So, this is a little less “You Should Be Watching” and a little more “You maybe shouldn’t be watching”. I didn’t hate Far From the Madding Crowd, but I didn’t like it all that much either.
Without having read the book, I can’t really attest to whether the story is actually good or not. I wasn’t a fan of the plot from the movie, but I’ve heard from a friend that the book is 100x better than the movie, so perhaps the adaptation is just no good. The movie script follows the life of an independent and headstrong woman in Victorian England, and the three suitors she draws.
Carey Mulligan plays Bathsheba Everdene, and I’m fairly convinced the woman can do no wrong. If you have any inkling to see this movie at all, it’s worth watching Mulligan’s exceptional work (she’s always great, even if I dislike her characters). She inherits a farm and she plans to run it on her own, refusing to believe that she needs a husband. Her character was actually thoroughly irritating at times, though I can imagine one had to be thoroughly irritating to be a headstrong and independent woman at this time in history.

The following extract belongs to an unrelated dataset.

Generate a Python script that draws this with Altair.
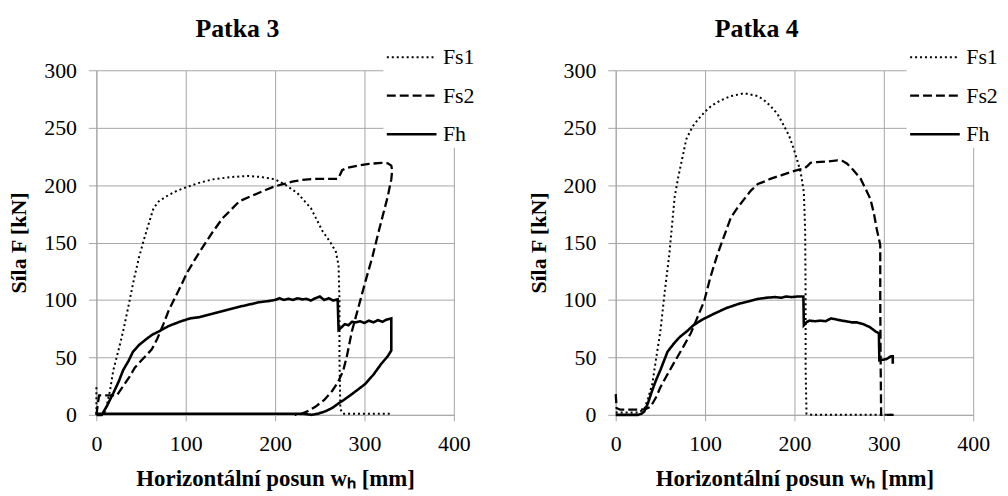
import altair as alt
import pandas as pd

SERIES = ["Fs1", "Fs2", "Fh"]
PANEL_TITLES = ["Patka 3", "Patka 4"]
X_TICKS = [0, 100, 200, 300, 400]
Y_TICKS = [0, 50, 100, 150, 200, 250, 300]
X_TITLE = "Horizontální posun wₕ [mm]"
Y_TITLE = "Síla  F [kN]"

# ---------------- Patka 3 ----------------
P3_FS1_X = [0, 0, 5, 10, 15, 19, 25, 30, 36, 42, 48, 53, 58, 64, 70, 80, 90, 100, 115, 130, 150, 170,
            185, 200, 212, 225, 240, 253, 262, 268, 271, 272, 272, 273, 276, 300, 330]
P3_FS1_Y = [24, 1, 0, 3, 20, 39, 57, 73, 95, 118, 138, 152, 165, 180, 186, 191, 195, 198, 202, 205, 207, 208,
            207, 205, 200, 193, 180, 160, 150, 142, 130, 100, 50, 5, 1, 1, 1]

P3_FS2_X = [0, 3, 10, 18, 23, 30, 37, 43, 50, 56, 62, 68, 75, 81, 88, 95, 101, 110, 119, 130, 141, 150,
            160, 175, 190, 200, 210, 219, 230, 245, 260, 270, 272, 275, 280, 293, 305, 319, 326, 330, 331,
            330, 326, 321, 316, 309, 301, 293, 286, 280, 276, 270, 264, 255, 245, 236, 227, 222]
P3_FS2_Y = [0, 17, 17, 17, 17, 25, 33, 41, 47, 52, 57, 66, 79, 91, 102, 113, 123, 135, 146, 159, 171, 178,
            186, 191, 196, 199, 201, 203, 204.5, 205.5, 205.5, 205.5, 208, 213, 215, 217, 218.5, 219.4, 219,
            217, 213, 205, 190, 175, 160, 138, 116, 93, 73, 50, 38, 28, 21, 13, 7, 3, 0, 0]

P3_FH_X = [0, 6, 12, 19, 25, 30, 36, 41, 48, 56, 63, 71, 80, 93, 105, 115, 130, 149, 165, 182, 192, 200,
           205, 210, 215, 220, 225, 230, 235, 240, 245, 250, 255, 260, 265, 270, 271, 274, 278, 282, 286,
           290, 295, 300, 305, 310, 315, 320, 325, 330, 330, 326, 319, 310, 301, 291, 282, 276, 271, 264,
           256, 248, 241, 230, 200, 150, 100, 50, 0]
P3_FH_Y = [0, 0, 8, 19, 29, 39, 47, 55, 61, 66, 70, 73, 77, 81, 84, 85, 88, 92, 95, 98, 99, 100,
           101.5, 100, 101, 100, 101.5, 100.5, 101, 99.5, 101.5, 103, 100, 101.5, 99.5, 100.5, 74, 76, 79,
           78, 81, 80.5, 81.5, 80, 82, 80.5, 82.5, 81, 83, 84, 56, 51, 44.6, 35, 27, 21, 15.8, 12.5, 10, 6,
           3, 1, 0, 1, 1, 1, 1, 1, 1]

# ---------------- Patka 4 ----------------
P4_FS1_X = [0, 25, 32, 36, 41, 45, 50, 55, 60, 66, 70, 79, 86, 92, 100, 107, 118, 129, 144, 159, 166,
            173, 181, 188, 194, 199, 203, 207, 210.5, 212, 212.5, 212.5, 213.5, 220, 260, 311]
P4_FS1_Y = [2, 2, 5, 14, 27, 48, 73, 108, 140, 190, 207, 240, 251, 257, 264, 269, 274, 277.5, 280, 277.5,
            274, 269, 262, 252, 243, 232, 222, 211, 194, 160, 100, 40, 1, 0, 0, 0]

P4_FS2_X = [0, 1, 5, 15, 28, 33, 39, 45, 50, 57, 65, 74, 84, 91, 99, 106, 114, 121, 129, 136, 144, 151,
            159, 166, 173, 185, 196, 205, 211, 215, 218, 225, 235, 248, 254, 259, 266, 274, 280, 285, 289,
            292, 294, 296, 296, 296.5, 297, 303, 311]
P4_FS2_Y = [18, 6, 4.5, 4.5, 4.5, 5, 7, 15, 24, 34, 45, 57, 71, 84, 99, 120, 140, 155, 172, 180, 188, 195,
            201, 203, 205.5, 208.5, 211.5, 213.5, 214.5, 217, 219.5, 220, 220.5, 221.5, 221, 218.6, 213,
            205.6, 196, 188, 175, 162, 155, 148, 100, 40, 0, 0, 0]

P4_FH_X = [0, 25, 29, 32, 36, 41, 45, 50, 54, 58, 65, 72, 80, 87, 97, 110, 124, 139, 150, 160, 169, 178,
           185, 191, 197, 203, 210, 210.5, 214, 217, 223, 229, 235, 241, 247, 253, 258, 264, 270, 277, 284,
           291, 294.5, 295, 299, 303, 306, 308, 310, 310]
P4_FH_Y = [0, 0, 1, 3, 10, 21.6, 30, 39, 47, 55, 62, 68, 73, 78, 83, 88, 93, 97, 99, 101, 102, 102.5,
           102, 103, 102.5, 103, 103, 78, 81, 82, 81.5, 82, 81.5, 84, 83, 82, 81.5, 80.5, 80.5, 79, 76.5,
           72.5, 71, 47.5, 48, 48.5, 50, 51, 51, 44.5]


def frame(series):
    rows = []
    for name, (xs, ys) in series.items():
        for i, (x, y) in enumerate(zip(xs, ys)):
            rows.append({"series": name, "x": x, "y": y, "i": i})
    return pd.DataFrame(rows)


FONT = "Liberation Serif"
GRID = "#A6A6A6"


def panel(df, title, lx, ly):
    leg = alt.Legend(
        title=None, orient="none", legendX=lx, legendY=ly, fillColor="white", padding=2,
        symbolSize=2500, symbolType="stroke", symbolStrokeColor="black",
        labelFont=FONT, labelFontSize=22, labelColor="black", labelOffset=5, rowPadding=1,
    )
    return alt.Chart(
        df,
        title=alt.TitleParams(title, font=FONT, fontSize=26, fontWeight="bold", color="black",
                              anchor="middle", dx=-38, offset=-12),
    ).mark_line(color="black", strokeCap="butt").encode(
        x=alt.X("x:Q", scale=alt.Scale(domain=[0, 400], nice=False),
                axis=alt.Axis(values=X_TICKS, title=X_TITLE, tickSize=6, labelPadding=13,
                              titlePadding=13, labelFlush=False, format="d",
                              labelFont=FONT, titleFont=FONT, labelFontSize=22, titleFontSize=23)),
        y=alt.Y("y:Q", scale=alt.Scale(domain=[0, 300], nice=False),
                axis=alt.Axis(values=Y_TICKS, title=Y_TITLE, tickSize=8, labelPadding=12,
                              titlePadding=13, format="d",
                              labelFont=FONT, titleFont=FONT, labelFontSize=22, titleFontSize=22)),
        strokeDash=alt.StrokeDash("series:N", sort=SERIES,
                                  scale=alt.Scale(domain=SERIES, range=[[2, 3], [9, 4], [1, 0]]),
                                  legend=leg),
        strokeWidth=alt.StrokeWidth("series:N", sort=SERIES,
                                    scale=alt.Scale(domain=SERIES, range=[2, 2.6, 2.6]),
                                    legend=leg),
        order=alt.Order("i:Q"),
    ).properties(width=360, height=347)


p3 = panel(frame({"Fs1": (P3_FS1_X, P3_FS1_Y), "Fs2": (P3_FS2_X, P3_FS2_Y), "Fh": (P3_FH_X, P3_FH_Y)}),
           PANEL_TITLES[0], 289, -41)
p4 = panel(frame({"Fs1": (P4_FS1_X, P4_FS1_Y), "Fs2": (P4_FS2_X, P4_FS2_Y), "Fh": (P4_FH_X, P4_FH_Y)}),
           PANEL_TITLES[1], 293, -41)

chart = alt.hconcat(p3, p4, spacing=51).resolve_scale(
    strokeDash="independent", strokeWidth="independent"
).resolve_legend(
    strokeDash="independent", strokeWidth="independent"
).properties(
    padding={"left": 0, "top": 6, "right": 0, "bottom": 0}
).configure(
    font=FONT
).configure_view(
    strokeWidth=0
).configure_axis(
    gridColor=GRID, domainColor=GRID, tickColor=GRID, gridWidth=1,
    labelFont=FONT, titleFont=FONT, labelFontSize=22, titleFontSize=22,
    labelColor="black", titleColor="black", titleFontWeight="bold",
).configure_legend(
    labelFont=FONT
)

chart.save("out.html", embed_options={"renderer": "svg", "actions": False})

The first (and by far most likable) of the suitors is Gabriel Oak, a kind and reserved sheep farmer, played by Matthias Schoenaerts; while Schoenaerts is certainly nice to look at, Gabriel Oak is not too terribly interesting, though you definitely want Miss Everdene to marry him, as he’s stable, pleasant, and obviously cares for her and would let her continue being headstrong and independent.

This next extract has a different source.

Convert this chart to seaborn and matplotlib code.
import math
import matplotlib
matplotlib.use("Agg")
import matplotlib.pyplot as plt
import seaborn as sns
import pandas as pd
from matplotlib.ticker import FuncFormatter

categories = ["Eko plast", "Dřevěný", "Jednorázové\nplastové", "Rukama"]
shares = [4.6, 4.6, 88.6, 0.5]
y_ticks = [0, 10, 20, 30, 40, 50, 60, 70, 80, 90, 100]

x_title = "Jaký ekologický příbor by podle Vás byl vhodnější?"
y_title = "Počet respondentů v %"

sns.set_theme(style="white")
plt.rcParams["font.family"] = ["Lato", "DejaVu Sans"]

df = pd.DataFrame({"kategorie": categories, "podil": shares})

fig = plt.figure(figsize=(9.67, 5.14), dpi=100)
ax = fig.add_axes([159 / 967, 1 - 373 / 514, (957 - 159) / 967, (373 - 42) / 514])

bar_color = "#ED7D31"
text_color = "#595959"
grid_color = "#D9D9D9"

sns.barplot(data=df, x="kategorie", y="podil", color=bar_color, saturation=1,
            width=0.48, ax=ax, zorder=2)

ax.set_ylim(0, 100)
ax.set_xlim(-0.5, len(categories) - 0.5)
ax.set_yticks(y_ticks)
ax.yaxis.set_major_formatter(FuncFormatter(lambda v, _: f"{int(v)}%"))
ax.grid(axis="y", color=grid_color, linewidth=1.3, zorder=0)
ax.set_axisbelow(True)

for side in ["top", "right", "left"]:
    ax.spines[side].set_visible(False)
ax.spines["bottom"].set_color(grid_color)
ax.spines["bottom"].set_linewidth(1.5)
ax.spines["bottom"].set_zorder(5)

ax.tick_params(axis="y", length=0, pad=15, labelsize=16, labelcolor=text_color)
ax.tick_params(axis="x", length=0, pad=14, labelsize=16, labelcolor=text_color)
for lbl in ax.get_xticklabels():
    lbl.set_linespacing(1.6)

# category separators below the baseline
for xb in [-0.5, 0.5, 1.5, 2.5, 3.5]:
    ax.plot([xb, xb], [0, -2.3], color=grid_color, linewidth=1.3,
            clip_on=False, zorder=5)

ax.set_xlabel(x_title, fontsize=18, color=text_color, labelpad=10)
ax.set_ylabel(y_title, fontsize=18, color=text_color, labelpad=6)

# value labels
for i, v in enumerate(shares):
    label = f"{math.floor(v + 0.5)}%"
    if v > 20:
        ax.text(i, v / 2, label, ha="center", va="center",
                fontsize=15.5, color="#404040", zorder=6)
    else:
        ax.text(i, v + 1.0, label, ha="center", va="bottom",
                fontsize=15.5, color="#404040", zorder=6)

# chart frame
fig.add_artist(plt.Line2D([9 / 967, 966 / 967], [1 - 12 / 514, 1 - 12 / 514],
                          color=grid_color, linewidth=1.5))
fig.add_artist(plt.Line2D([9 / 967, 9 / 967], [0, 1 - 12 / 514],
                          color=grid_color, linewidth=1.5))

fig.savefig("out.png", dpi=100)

Next we’ve got William Boldwood, played by Michael Sheen, who is also a kind man, but terribly wrong for Miss Everdene, no matter how smitten he may be. He’s an older bachelor, and while he nobly offers a life of comfort, wherein she could continue running her own farm and pretty much living the way she wants, he doesn’t offer the romance and relationship she’s looking for (shouldn’t have turned down poor Mr. Oak, now should we Bathsheba?)
And then we’ve got Frank Troy (played by Tom Sturridge). He’s pretty much the Mr. Wickham of this movie, except like, without any of the good parts of Mr. Wickham. He wasn’t really all that charming. He was just kind of gross and I didn’t understand why she liked him. Maybe because he flattered her vanity and he was one of the first to do it. I think I partly thought he was gross because he has one of those mustache’s that just kind of grosses me out? Cause I saw a picture of the actor without it and he’s really quite attractive. Anyway, this relationship brings the real pain of the movie, because you can see it all coming and she’s so blinded by his flattery that she can’t, and it’s pretty bad.
The saving grace of this movie is that it has a happy ending, but it kind of felt like too little too late for me. And again, Carey Mulligan is just lovely in everything she does. There’s some really lovely cinematography (I think that’s a requirement these days for period pieces), and of course, costumes and hair and set are always fun to look at from this time period. If you are a big fan of period pieces and you like misery, than maybe you’ll enjoy this movie? It was really in the “ok” range for me; I didn’t really like it enough to watch the whole thing again. I’d maybe watch the scenes with Miss Everdene and Gabriel Oak. But’s that about it.
2.5 out of 5 stars
Content: Some disturbing images, some abuse. Rated PG-13 for some sexuality and violence.